To begin with, XL Telecom plans to take up a Rs305 crore expansion programme to set up a solar photovoltaic (SPV) cell facility with an annual capacity of 120MW on the city’s outskirts. “This is the largest capacity in the SPV cells manufacturing in the country so far,” Kumar said.
XL is also spending Rs40 crore to expand its existing SPV modules-making facility from 24MW to 65MW. To finance the expansion, it proposes to raise Rs160 crore by issuing foreign currency convertible bonds and the balance Rs140 crore as debt.
Clean Edge, a forecaster of use of environment-friendly technologies, has predicted that global demand for SPV products, which stood at more than $16 billion (Rs74,272 crore then) last year, could grow to $40 billion by 2010 and $65 billion by 2015.

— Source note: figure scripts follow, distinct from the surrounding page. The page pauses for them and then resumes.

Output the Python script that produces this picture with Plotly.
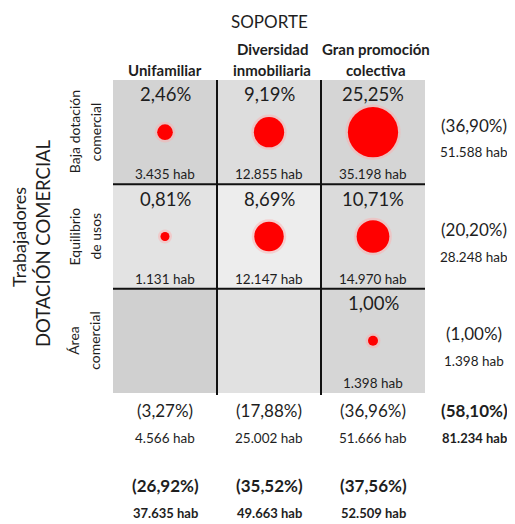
import math
import plotly.graph_objects as go

# ---------------- data ----------------
columns = ["Unifamiliar", "Diversidad<br>inmobiliaria", "Gran promoción<br>colectiva"]
rows = ["Baja dotación<br>comercial", "Equilibrio<br>de usos", "Área<br>comercial"]
cell_pct = [[2.46, 9.19, 25.25],
            [0.81, 8.69, 10.71],
            [None, None, 1.00]]
cell_hab = [[3435, 12855, 35198],
            [1131, 12147, 14970],
            [None, None, 1398]]
row_tot_pct = [36.90, 20.20, 1.00]
row_tot_hab = [51588, 28248, 1398]
col_tot_pct = [3.27, 17.88, 36.96]
col_tot_hab = [4566, 25002, 51666]
grand_pct = 58.10
grand_hab = 81234
soporte_pct = [26.92, 35.52, 37.56]
soporte_hab = [37635, 49663, 52509]
title_top = "SOPORTE"
title_left1 = "Trabajadores"
title_left2 = "DOTACIÓN COMERCIAL"

# ---------------- style ----------------
OFF = 8                       # page body margin
W, H = 515 - OFF, 524 - OFF
X0, CW = 113, 104.0           # screenshot pixel left edge of grid, column width
Y0, RH = 80, 104.33           # screenshot pixel top edge of grid, row height
cell_colors = [["#d3d3d3", "#dddddd", "#d5d5d5"],
               ["#e3e3e3", "#ededed", "#dbdbdb"],
               ["#d0d0d0", "#e1e1e1", "#d6d6d6"]]
FONT = "Lato, 'Open Sans', sans-serif"
TXT = "#1e1e1e"

def px2x(p):
    return (p - X0) / CW - 0.5

def px2y(p):
    return (p - Y0) / RH - 0.5

def fmt_pct(v):
    return f"{v:.2f}".replace(".", ",") + "%"

def fmt_hab(v):
    return f"{v:,}".replace(",", ".") + " hab"

fig = go.Figure()

# cells
shapes = []
for r in range(len(rows)):
    for c in range(len(columns)):
        shapes.append(dict(type="rect", xref="x", yref="y",
                           x0=c - 0.5, x1=c + 0.5, y0=r - 0.5, y1=r + 0.5,
                           fillcolor=cell_colors[r][c], line=dict(width=0),
                           layer="below"))
# interior grid lines
for c in range(1, len(columns)):
    shapes.append(dict(type="line", xref="x", yref="y", x0=c - 0.5, x1=c - 0.5,
                       y0=-0.5, y1=len(rows) - 0.5 + 0.02,
                       line=dict(color="#111111", width=2)))
for r in range(1, len(rows)):
    shapes.append(dict(type="line", xref="x", yref="y", y0=r - 0.5, y1=r - 0.5,
                       x0=-0.5, x1=len(columns) - 0.5,
                       line=dict(color="#111111", width=2)))

# bubbles (soft halo + solid core)
bx, by, bs = [], [], []
for r in range(len(rows)):
    for c in range(len(columns)):
        v = cell_pct[r][c]
        if v is not None:
            bx.append(c)
            by.append(r)
            bs.append(10 * math.sqrt(v))
fig.add_trace(go.Scatter(x=bx, y=by, mode="markers",
                         marker=dict(size=[s + 5 for s in bs], sizemode="diameter",
                                     color="rgba(255,170,170,0.45)", opacity=1,
                                     line=dict(width=0)),
                         hoverinfo="skip", showlegend=False))
fig.add_trace(go.Scatter(x=bx, y=by, mode="markers",
                         marker=dict(size=bs, sizemode="diameter", color="#ff0000",
                                     opacity=1, line=dict(width=0)),
                         hoverinfo="skip", showlegend=False))

ann = []
def add(text, x, y, size, bold=False, yshift=0, angle=0):
    t = f"<b>{text}</b>" if bold else text
    ann.append(dict(text=t, x=x, y=y, xref="x", yref="y", showarrow=False,
                    font=dict(family=FONT, size=size, color=TXT),
                    yshift=yshift, textangle=angle, xanchor="center", yanchor="middle"))

# cell texts
for r in range(len(rows)):
    for c in range(len(columns)):
        if cell_pct[r][c] is not None:
            add(fmt_pct(cell_pct[r][c]), c, r, 18.5, yshift=38)
            add(fmt_hab(cell_hab[r][c]), c, r, 13.5, yshift=-42)

# row totals
xr = px2x(474)
for r in range(len(rows)):
    add(f"({fmt_pct(row_tot_pct[r])})", xr, r, 17, yshift=7)
    add(fmt_hab(row_tot_hab[r]), xr, r, 13.5, yshift=-20)

# column totals
for c in range(len(columns)):
    add(f"({fmt_pct(col_tot_pct[c])})", c, px2y(410), 17)
    add(fmt_hab(col_tot_hab[c]), c, px2y(438), 13.5)
    add(f"({fmt_pct(soporte_pct[c])})", c, px2y(485), 17, bold=True)
    add(fmt_hab(soporte_hab[c]), c, px2y(513), 13, bold=True)
add(f"({fmt_pct(grand_pct)})", xr, px2y(410), 17, bold=True)
add(fmt_hab(grand_hab), xr, px2y(438), 13, bold=True)

# headers
add(title_top, 1, px2y(21), 17)
for c, lab in enumerate(columns):
    lines = lab.split("<br>")
    for k, line in enumerate(reversed(lines)):
        add(line, c + 0.03 * (c > 0), px2y(70 - 21 * k), 15, bold=True)

# left titles
add(title_left1, px2x(19), px2y(237), 18, angle=-90)
add(title_left2, px2x(43), px2y(243), 18.5, angle=-90)
for r, lab in enumerate(rows):
    l1, l2 = lab.split("<br>")
    add(l1, px2x(74), r, 14, angle=-90)
    add(l2, px2x(95), r, 14, angle=-90)

fig.update_layout(
    width=W, height=H, margin=dict(l=0, r=0, t=0, b=0),
    paper_bgcolor="white", plot_bgcolor="white",
    shapes=shapes, annotations=ann, showlegend=False,
    xaxis=dict(range=[px2x(OFF), px2x(OFF + W)], visible=False, fixedrange=True),
    yaxis=dict(range=[px2y(OFF + H), px2y(OFF)], visible=False, fixedrange=True),
)
fig.write_html("out.html")
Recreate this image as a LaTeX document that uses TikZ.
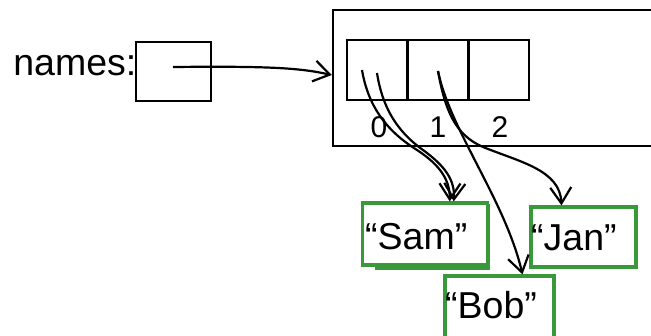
\documentclass[tikz,border=0pt]{standalone}
\usepackage{fontspec}
\setmainfont{Liberation Sans}
\usetikzlibrary{arrows.meta,calc}
\definecolor{boxgreen}{RGB}{57,152,57}
\begin{document}
\begin{tikzpicture}[x=1pt,y=-1pt,
  line width=2.4pt,
  plainbox/.style={draw, rectangle, inner sep=0},
  cell/.style={plainbox, minimum width=61pt, minimum height=60pt},
  strbox/.style={draw=boxgreen, line width=3.2pt, fill=white, rectangle, inner sep=0},
  bigtxt/.style={inner sep=0, font=\fontsize{37.5}{40}\selectfont},
  idx/.style={inner sep=0, font=\fontsize{30}{32}\selectfont},
  ptr/.style={draw, line width=2.2pt, -{Straight Barb[length=16pt,width=21pt]}},
]
\clip (0,0) rectangle (651,335);

% outer object box (extends beyond right edge)
\node[plainbox, minimum width=327pt, minimum height=136pt] (outer) at (496.5,78) {};

% array cells
\node[cell] (c0) at (377.5,70) {};
\node[cell] (c1) at (438,70) {};
\node[cell] (c2) at (498.5,70) {};
\node[idx, anchor=base] (i0) at (379,137) {0};
\node[idx, anchor=base] (i1) at (438,137) {1};
\node[idx, anchor=base] (i2) at (500,137) {2};

% names variable
\node[plainbox, minimum width=75pt, minimum height=59pt] (nbox) at (173.5,71.5) {};
\node[bigtxt, anchor=base east] (nlab) at (137.5,75) {names:};

% string objects
\node[strbox, minimum width=111pt, minimum height=62pt] (samb) at (432.5,237) {};
\node[strbox, minimum width=125pt, minimum height=62pt] (samf) at (424.75,234) {};
\node[bigtxt, anchor=base west] (samt) at (364,249) {“Sam”};

\node[strbox, minimum width=105pt, minimum height=60pt] (jan) at (583.5,237) {};
\node[bigtxt, anchor=base west] (jant) at (530,250) {“Jan”};

\node[strbox, minimum width=109pt, minimum height=69pt] (bob) at (499.5,310.5) {};
\node[bigtxt, anchor=base west] (bobt) at (444,318) {“Bob”};

% pointer start points
\coordinate (snames) at (173,67);
\coordinate (s0a) at (362,70);
\coordinate (s0b) at (377,73);
\coordinate (s1) at (438,71);

% connectors
\draw[ptr] (snames) .. controls (270,66) and (300,68) .. ($(outer.west)+(0,-3)$);
\draw[ptr] (s0a) .. controls (368,105) and (385,130) .. (417,150)
  .. controls (440,165) and (450,180) .. ($(samf.north)+(25,0)$);
\draw[ptr] (s0b) .. controls (382,105) and (395,130) .. (423,150)
  .. controls (445,166) and (455,180) .. ($(samf.north)+(29,0)$);
\draw[ptr] (s1) .. controls (450,130) and (505,200) .. ($(bob.north)+(23,0)$);
\draw[ptr] (s1) .. controls (445,110) and (455,135) .. (483,147)
  .. controls (520,162) and (560,170) .. ($(jan.north)+(-22,0)$);
\end{tikzpicture}
\end{document}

Analysts are of the view that the growth in SPV products could pick up further on account of higher oil and gas prices, environmental concerns, aggressive subsidies and declining “solar” costs.
“Raw material makes up roughly 70% of the cost in the solar cell division. With approximately 80,000 tonnes of silicon capacity coming up globally by 2010, supply constraints are expected to ease and the price of silicon expected to drop from the second half of 2008,” Dilip Bhat and Nishna Biyani, research analysts at Mumbai-based broking firm Prabhudas Lilladher, wrote in a 29 August report.
But they point out that solar cell capacity is expected to far outstrip demand and this could squeeze prices significantly in the next two years. “However, favourable policy changes in the US and other developed markets can create fresh demand, quite difficult to now quantify,” they said.
XL Telecom expects its SPV cells facility to take off by June next year and start contributing revenues from 2008-09 onwards. “We are expecting our revenue to cross the Rs1,000 crore mark in 2008-09,” Kumar said. The company reported revenues of Rs523 crore in fiscal 2007.
Shares of XL Telecom rose 4.8% to Rs172.70 on the Bombay Stock Exchange on Monday, whose benchmark index, the Sensex, was up 0.68%.
The company, which went public in December last year to part-finance the existing solar modules facility to the tune of Rs59 crore, reported revenues of Rs431.8 crore from its telecom division and Rs93.3 crore from the energy business. It is now projecting a turnover of Rs650 crore for fiscal 2008, with Rs350 crore coming from the telecom division, Rs210 crore from solar modules and Rs90 crore from ethanol.
XL Telecom’s order book for the next three years stands at Rs570 crore, including Rs220 crore from SPV products, Rs300 crore for ethanol and Rs50 crore for telecom products, its executive director, K. Vasudeva Rao, said.
The company, which has its fuel ethanol plant at Nanded, Maharashtra, with a capacity of 150,000 litres per day, is also taking up a backward integration programme. It plans to set up a distillery to manufacture special denatured spirit, which is used as feedstock for ethanol production, at an investment of Rs65 crore. This project is set to take off by April next year, Kumar said.